A review by sdibartola
Tender Is the Night by F. Scott Fitzgerald

4.0

There is a point midway through “Tender is the Night” when Dick Diver is having tea with Baby Warren (Nicole’s sister) in Zurich and she questions his motives for wanting to marry Nicole: “It isn’t we think you’re an adventurer. We don’t know who you are.” It seems a turning point for Diver, and he decides that the danger Nicole’s schizophrenia poses to their happiness is less important than the advantages of her family’s wealth. It turns out to be a disastrous decision. Dick was widely acknowledged to be a brilliant young psychiatrist with a skill for writing works that rendered European advances in the emerging field accessible to American physicians. Ultimately, he gives up any aspirations he previously had for serious medical research, instead using Nicole’s family money to finance a private clinic in Zurich with his colleague Franz Gregorovius and to pursue a dissolute lifestyle with wealthy American and European friends.

Set in the decade after World War I, the story unfolds primarily in Europe – the French Riviera, Zurich, and Rome. The book actually starts in the middle of the story (on the beach in the French Riviera where the idle rich pass their time and Dick and Nicole Diver meet Rosemary Hoyt, an 18-year old actress who has just completed her first movie, “Daddy’s Girl”). Rosemary is infatuated with Dick and although he flirts with her, their relationship is not consummated until 4 years later (in the third part of the book). The middle of the book relates the early part of Dick’s career when he had just completed his medical training and meets the schizophrenic patient Nicole whom he eventually marries. In the final third of the book, Rosemary is now 22 years old and an established American film star. Dick has become dissatisfied with his wealthy but frivolous lifestyle with Nicole and laments that he has abandoned his serious scientific work. At this point in the story, Dick’s disillusionment with his marriage and hopeless infatuation with Rosemary lead him into a downward alcoholic spiral punctuated by mean-spirited attacks on those around him, and eventually into a drunken brawl with the Italian police that lands him in jail in Rome. At the end of the novel, he is living alone as a marginally successful rural doctor in upstate New York.

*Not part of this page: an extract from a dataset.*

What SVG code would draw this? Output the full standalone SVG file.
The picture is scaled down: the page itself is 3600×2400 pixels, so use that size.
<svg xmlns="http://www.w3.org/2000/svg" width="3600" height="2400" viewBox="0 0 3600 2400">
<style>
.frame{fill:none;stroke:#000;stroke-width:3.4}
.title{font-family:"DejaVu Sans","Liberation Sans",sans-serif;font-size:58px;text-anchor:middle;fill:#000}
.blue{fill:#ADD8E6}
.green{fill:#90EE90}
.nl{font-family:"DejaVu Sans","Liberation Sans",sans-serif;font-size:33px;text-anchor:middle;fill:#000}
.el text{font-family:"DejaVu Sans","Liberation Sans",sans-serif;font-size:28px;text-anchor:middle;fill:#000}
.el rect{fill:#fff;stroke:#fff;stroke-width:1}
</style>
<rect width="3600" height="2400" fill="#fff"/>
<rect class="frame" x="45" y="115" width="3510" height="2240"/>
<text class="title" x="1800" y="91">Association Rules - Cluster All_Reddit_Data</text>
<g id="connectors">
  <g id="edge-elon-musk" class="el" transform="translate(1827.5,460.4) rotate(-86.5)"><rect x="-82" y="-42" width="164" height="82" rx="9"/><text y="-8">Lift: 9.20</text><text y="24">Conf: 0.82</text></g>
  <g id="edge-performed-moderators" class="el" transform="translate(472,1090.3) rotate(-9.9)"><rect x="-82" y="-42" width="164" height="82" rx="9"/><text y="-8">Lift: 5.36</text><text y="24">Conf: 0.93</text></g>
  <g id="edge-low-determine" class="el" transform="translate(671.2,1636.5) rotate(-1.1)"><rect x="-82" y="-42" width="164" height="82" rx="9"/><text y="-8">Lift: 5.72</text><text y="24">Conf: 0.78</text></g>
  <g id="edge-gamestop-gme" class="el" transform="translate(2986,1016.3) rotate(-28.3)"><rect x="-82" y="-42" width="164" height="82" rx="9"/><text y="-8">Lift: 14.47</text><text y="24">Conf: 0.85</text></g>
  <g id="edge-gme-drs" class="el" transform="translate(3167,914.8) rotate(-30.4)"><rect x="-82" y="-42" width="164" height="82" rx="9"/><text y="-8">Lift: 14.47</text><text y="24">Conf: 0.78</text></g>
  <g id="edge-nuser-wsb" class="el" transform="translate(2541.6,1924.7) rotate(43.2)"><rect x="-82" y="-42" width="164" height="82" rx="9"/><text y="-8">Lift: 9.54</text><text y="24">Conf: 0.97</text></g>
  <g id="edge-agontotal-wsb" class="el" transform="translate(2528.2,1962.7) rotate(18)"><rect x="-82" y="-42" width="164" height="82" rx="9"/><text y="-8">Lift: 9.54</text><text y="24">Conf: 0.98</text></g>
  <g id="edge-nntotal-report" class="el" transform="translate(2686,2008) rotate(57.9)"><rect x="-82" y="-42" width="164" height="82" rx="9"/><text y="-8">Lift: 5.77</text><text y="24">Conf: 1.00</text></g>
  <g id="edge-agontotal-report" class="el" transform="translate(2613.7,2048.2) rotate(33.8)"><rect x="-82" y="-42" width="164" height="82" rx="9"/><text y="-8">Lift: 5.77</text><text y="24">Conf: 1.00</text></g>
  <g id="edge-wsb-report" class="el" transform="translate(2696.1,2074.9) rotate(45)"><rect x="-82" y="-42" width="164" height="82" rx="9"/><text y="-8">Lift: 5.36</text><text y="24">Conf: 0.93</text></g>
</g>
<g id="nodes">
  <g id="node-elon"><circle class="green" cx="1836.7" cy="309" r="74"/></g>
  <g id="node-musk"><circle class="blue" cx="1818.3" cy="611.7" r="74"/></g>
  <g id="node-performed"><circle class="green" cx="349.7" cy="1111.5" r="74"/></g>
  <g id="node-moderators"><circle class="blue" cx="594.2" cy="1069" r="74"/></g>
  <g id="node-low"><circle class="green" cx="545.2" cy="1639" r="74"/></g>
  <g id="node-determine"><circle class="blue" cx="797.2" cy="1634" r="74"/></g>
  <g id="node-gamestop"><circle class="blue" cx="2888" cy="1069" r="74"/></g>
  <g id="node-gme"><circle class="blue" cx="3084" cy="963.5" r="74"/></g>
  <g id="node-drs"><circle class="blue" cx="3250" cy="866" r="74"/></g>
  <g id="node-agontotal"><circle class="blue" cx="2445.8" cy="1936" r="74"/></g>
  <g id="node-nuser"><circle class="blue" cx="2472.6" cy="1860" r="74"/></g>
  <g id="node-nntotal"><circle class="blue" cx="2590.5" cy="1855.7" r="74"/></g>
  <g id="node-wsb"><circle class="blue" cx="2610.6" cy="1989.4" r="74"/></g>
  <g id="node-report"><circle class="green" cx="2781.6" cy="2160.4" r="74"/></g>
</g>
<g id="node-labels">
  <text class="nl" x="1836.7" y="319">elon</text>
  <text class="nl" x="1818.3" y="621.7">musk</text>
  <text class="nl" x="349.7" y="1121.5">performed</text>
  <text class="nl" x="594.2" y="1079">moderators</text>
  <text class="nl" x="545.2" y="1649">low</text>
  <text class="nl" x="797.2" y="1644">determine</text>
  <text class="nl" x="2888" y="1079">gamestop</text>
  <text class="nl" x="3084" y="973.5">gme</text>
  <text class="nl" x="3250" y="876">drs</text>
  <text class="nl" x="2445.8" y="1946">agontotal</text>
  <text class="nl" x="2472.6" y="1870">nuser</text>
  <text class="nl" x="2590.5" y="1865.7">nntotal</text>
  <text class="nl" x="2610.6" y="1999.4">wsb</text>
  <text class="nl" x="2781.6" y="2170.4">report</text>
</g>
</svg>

Fitzgerald worked on the novel for 9 years after completing “The Great Gatsby.” When published in 1934, it was neither a critical nor commercial success. It is a highly autobiographical work in that Fitzgerald’s own wife Zelda (like Nicole Diver) suffered from schizophrenia while Fitzgerald viewed himself as a great but failed author (as Dick Diver was portrayed as a brilliant but failed psychiatrist). The novel was out of print when Fitzgerald died in 1940, but today is ranked #28 in the Modern Library’s “100 Best Novels of the 20th Century.” As detailed in an article by Calvin Tompkins in the New Yorker (July 28, 1962), Fitzgerald started out using his wealthy friends, Gerald and Sara Murphy as models for the main characters (the dedication of the book is “To Gerald and Sara – Many fêtes”) but somewhere along the line Dick and Nicole Diver morphed into Fitzgerald and his wife Zelda. Overall, “Tender is the Night” is the sad but engaging story of a brilliant doctor who chooses the convenience of a wealthy marriage to a beautiful (but mentally ill) young woman over a more ascetic and academic career in clinical psychiatry.